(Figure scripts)
[start]

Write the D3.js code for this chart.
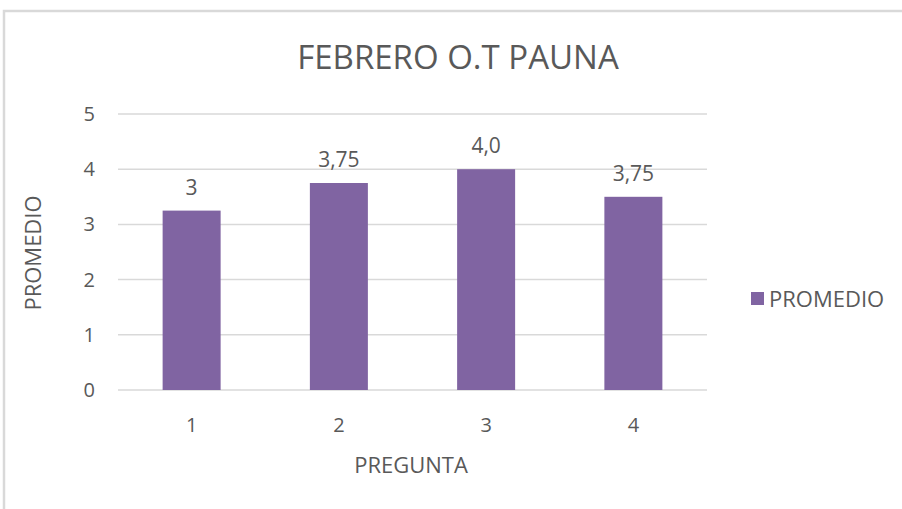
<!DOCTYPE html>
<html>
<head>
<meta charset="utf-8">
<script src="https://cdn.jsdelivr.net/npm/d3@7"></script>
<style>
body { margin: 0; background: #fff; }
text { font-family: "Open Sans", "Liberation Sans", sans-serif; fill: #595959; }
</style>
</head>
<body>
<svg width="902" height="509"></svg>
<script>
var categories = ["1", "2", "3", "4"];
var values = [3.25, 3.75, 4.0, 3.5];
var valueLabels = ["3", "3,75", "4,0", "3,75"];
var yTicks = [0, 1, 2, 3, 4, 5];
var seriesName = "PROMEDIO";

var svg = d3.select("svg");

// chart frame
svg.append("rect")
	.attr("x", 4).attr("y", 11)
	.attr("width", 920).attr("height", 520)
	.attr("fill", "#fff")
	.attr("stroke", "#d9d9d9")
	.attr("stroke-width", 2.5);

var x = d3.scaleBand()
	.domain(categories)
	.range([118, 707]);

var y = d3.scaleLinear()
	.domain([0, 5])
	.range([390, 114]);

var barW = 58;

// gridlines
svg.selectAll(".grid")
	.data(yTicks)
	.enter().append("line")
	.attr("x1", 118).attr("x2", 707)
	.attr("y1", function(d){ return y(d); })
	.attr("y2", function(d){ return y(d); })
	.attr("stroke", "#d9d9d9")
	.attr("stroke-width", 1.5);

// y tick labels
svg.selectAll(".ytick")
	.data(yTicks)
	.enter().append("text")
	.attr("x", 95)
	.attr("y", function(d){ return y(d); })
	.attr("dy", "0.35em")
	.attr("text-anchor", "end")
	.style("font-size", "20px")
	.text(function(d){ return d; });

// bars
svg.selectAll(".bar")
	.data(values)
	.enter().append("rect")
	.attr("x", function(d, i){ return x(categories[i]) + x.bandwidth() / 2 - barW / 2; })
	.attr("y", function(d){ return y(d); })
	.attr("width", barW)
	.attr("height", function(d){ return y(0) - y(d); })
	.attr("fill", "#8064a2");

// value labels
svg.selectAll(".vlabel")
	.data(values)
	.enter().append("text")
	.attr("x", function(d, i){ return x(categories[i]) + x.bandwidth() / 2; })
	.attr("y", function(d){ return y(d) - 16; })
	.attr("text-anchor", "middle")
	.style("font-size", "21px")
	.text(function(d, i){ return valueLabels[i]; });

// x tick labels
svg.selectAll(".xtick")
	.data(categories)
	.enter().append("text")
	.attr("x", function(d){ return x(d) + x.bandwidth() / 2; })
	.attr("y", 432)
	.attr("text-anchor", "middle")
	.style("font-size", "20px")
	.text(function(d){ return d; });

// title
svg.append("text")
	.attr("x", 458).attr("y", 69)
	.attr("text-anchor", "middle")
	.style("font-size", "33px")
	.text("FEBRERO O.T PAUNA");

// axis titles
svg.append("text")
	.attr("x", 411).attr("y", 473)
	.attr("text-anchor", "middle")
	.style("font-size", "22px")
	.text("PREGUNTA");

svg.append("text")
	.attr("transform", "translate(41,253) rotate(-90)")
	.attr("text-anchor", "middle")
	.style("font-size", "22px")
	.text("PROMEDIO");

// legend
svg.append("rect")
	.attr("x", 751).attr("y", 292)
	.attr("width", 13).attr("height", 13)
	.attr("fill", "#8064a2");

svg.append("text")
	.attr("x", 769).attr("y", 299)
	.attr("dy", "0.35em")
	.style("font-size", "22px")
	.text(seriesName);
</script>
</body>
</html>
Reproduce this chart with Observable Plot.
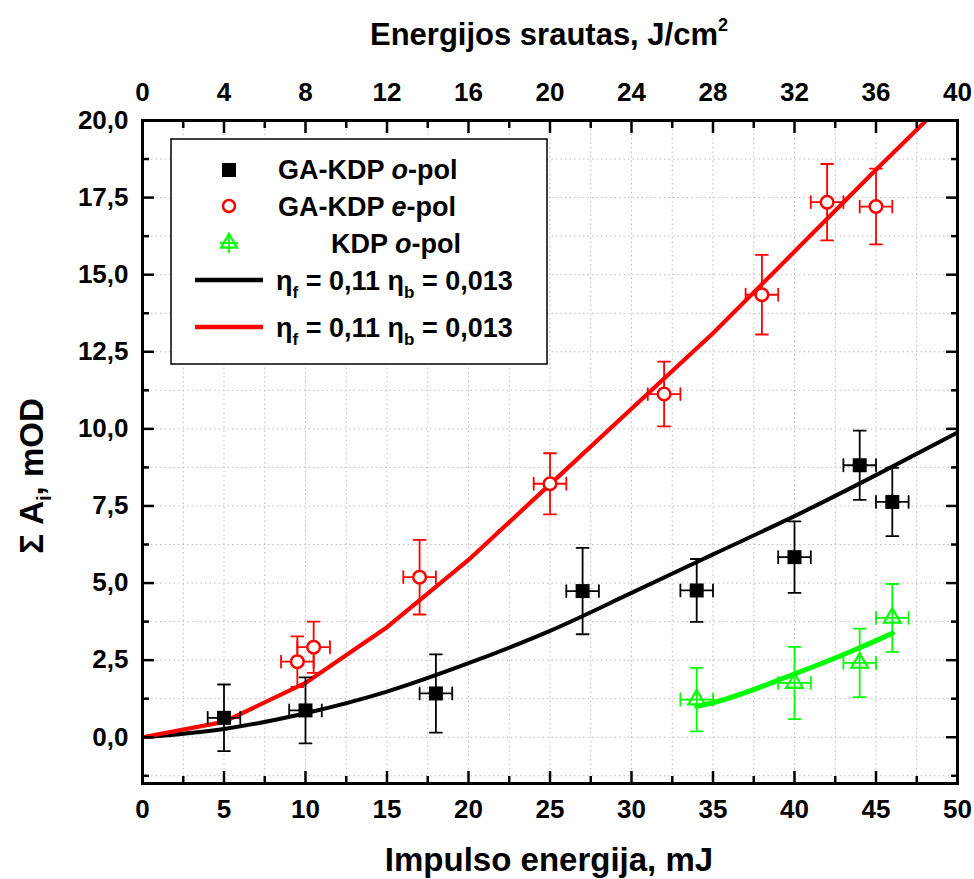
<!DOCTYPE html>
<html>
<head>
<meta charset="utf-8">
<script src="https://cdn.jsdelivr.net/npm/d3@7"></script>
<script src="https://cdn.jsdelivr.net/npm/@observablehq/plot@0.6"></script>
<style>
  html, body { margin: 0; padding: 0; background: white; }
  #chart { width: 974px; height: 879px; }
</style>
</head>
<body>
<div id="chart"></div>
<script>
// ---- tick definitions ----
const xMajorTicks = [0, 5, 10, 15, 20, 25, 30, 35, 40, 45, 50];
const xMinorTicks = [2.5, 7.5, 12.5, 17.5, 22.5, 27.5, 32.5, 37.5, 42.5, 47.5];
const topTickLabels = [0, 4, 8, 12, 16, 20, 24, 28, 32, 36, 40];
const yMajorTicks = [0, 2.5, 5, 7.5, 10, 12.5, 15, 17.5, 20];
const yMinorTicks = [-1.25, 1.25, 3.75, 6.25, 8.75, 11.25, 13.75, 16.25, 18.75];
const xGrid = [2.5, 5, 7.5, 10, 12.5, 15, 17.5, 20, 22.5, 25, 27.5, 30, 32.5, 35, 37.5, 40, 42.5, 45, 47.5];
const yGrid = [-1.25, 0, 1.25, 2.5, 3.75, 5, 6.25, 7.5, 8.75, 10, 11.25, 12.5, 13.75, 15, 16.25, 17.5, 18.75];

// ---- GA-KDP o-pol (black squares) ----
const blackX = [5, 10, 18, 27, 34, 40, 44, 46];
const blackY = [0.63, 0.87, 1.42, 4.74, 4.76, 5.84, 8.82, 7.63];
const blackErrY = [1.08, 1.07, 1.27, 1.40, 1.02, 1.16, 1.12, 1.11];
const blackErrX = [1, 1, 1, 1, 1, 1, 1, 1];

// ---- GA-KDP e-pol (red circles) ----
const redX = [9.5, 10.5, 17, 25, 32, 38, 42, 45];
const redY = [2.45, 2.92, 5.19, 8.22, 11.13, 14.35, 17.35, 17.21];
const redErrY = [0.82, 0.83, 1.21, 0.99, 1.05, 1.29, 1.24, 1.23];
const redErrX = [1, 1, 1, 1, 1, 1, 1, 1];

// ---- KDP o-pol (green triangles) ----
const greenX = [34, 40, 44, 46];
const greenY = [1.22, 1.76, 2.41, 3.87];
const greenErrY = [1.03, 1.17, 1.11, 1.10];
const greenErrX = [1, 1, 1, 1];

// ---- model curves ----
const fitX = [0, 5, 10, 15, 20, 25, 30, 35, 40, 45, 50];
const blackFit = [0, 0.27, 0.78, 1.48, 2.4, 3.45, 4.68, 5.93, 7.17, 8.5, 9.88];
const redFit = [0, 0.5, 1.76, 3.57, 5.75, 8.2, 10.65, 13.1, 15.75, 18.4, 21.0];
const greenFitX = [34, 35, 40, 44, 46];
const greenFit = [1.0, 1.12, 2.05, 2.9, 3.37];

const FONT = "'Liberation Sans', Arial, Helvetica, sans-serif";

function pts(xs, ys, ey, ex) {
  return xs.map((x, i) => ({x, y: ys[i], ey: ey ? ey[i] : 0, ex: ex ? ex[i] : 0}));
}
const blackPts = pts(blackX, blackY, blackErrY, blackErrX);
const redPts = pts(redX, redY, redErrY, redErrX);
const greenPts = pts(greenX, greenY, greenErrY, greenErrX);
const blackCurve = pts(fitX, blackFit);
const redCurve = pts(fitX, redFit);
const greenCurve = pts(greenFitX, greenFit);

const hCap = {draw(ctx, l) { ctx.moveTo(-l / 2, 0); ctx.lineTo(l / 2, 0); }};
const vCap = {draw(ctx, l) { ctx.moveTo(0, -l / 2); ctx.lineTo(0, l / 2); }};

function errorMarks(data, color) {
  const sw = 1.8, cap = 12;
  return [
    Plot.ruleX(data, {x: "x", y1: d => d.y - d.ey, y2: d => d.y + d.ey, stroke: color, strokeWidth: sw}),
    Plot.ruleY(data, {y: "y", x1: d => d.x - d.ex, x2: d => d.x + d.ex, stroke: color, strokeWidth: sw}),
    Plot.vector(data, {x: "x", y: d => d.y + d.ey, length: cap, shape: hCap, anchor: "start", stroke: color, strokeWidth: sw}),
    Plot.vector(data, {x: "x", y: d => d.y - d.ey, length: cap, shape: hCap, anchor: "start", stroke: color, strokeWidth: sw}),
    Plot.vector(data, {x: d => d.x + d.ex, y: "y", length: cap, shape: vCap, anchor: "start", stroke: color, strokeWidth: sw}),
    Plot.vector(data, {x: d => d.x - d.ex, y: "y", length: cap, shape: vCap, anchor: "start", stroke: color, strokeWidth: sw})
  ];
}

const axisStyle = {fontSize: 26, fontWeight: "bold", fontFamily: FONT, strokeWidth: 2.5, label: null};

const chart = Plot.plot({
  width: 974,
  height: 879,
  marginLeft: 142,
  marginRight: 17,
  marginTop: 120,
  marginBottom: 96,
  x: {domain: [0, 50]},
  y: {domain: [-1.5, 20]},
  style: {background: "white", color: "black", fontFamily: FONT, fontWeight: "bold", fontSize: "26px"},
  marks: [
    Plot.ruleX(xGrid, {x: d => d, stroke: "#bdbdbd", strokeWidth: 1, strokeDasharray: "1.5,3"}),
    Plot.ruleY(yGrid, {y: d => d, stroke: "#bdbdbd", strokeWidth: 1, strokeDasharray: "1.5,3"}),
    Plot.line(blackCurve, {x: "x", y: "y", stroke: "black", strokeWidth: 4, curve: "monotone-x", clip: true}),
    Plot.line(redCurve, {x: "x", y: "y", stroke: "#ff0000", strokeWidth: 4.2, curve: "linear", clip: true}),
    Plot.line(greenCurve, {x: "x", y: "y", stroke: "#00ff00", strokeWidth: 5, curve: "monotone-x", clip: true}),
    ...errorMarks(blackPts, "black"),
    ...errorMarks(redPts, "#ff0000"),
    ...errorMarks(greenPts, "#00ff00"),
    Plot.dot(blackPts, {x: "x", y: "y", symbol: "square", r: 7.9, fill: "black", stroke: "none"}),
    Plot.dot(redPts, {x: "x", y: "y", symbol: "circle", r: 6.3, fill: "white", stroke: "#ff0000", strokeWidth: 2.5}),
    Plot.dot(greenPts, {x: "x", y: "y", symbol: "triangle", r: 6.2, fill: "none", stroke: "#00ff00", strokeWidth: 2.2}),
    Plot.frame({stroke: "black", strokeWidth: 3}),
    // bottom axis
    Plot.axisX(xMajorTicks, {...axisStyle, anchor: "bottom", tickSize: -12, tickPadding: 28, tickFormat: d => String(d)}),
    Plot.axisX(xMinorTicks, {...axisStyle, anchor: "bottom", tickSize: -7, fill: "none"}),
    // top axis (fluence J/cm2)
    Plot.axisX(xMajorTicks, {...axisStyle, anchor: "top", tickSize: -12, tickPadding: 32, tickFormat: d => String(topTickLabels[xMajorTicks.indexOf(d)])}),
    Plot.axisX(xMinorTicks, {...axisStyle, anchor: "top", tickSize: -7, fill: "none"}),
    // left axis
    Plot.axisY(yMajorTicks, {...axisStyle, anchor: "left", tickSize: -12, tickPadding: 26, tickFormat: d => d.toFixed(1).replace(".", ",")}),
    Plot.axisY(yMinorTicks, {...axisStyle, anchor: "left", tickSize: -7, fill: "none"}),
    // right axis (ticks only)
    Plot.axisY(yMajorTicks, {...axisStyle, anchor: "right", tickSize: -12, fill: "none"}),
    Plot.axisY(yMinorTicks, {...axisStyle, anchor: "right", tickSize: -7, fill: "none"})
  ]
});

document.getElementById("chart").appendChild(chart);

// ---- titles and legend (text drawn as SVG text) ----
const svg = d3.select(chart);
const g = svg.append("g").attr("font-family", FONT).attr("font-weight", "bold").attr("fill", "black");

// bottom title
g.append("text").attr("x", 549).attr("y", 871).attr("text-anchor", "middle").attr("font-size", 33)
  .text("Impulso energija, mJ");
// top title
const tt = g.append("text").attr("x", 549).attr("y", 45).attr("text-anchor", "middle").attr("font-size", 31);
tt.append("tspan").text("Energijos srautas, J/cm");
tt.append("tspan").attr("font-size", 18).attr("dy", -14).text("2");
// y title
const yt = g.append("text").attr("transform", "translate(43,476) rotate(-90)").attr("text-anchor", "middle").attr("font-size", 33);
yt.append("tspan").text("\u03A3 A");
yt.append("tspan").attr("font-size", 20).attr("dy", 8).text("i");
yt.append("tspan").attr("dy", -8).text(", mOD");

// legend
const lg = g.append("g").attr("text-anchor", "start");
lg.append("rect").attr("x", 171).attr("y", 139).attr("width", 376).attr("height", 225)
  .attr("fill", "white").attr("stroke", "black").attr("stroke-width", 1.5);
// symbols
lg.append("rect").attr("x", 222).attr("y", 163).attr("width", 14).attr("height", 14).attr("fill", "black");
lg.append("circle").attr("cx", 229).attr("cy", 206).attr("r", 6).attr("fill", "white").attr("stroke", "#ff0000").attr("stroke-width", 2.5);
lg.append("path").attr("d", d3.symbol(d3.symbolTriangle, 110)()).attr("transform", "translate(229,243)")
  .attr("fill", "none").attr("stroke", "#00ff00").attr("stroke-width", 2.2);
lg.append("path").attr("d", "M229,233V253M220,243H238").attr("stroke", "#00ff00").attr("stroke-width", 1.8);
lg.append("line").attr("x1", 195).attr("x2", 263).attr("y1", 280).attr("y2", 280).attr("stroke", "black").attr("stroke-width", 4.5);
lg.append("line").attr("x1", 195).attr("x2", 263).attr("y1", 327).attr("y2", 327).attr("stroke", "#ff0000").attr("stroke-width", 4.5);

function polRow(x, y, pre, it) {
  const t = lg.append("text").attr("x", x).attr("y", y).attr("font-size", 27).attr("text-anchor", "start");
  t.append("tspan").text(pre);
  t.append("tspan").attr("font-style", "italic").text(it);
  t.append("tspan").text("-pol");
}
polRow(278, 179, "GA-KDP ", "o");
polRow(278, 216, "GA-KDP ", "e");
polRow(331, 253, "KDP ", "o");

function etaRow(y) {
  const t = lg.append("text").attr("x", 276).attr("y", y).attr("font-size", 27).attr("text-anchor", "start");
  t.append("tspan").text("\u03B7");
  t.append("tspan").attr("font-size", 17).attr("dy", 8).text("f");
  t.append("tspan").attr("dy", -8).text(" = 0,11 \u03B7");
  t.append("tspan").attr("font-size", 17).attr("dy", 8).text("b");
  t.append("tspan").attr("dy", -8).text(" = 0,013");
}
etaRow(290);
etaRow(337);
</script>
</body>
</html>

[end]

# What this task involves
Pick out the lines above that hold the string "chart" and show them.

# Written solution
Write the D3.js code for this chart.
// chart frame
Reproduce this chart with Observable Plot.
  #chart { width: 974px; height: 879px; }
<div id="chart"></div>
const chart = Plot.plot({
document.getElementById("chart").appendChild(chart);
const svg = d3.select(chart);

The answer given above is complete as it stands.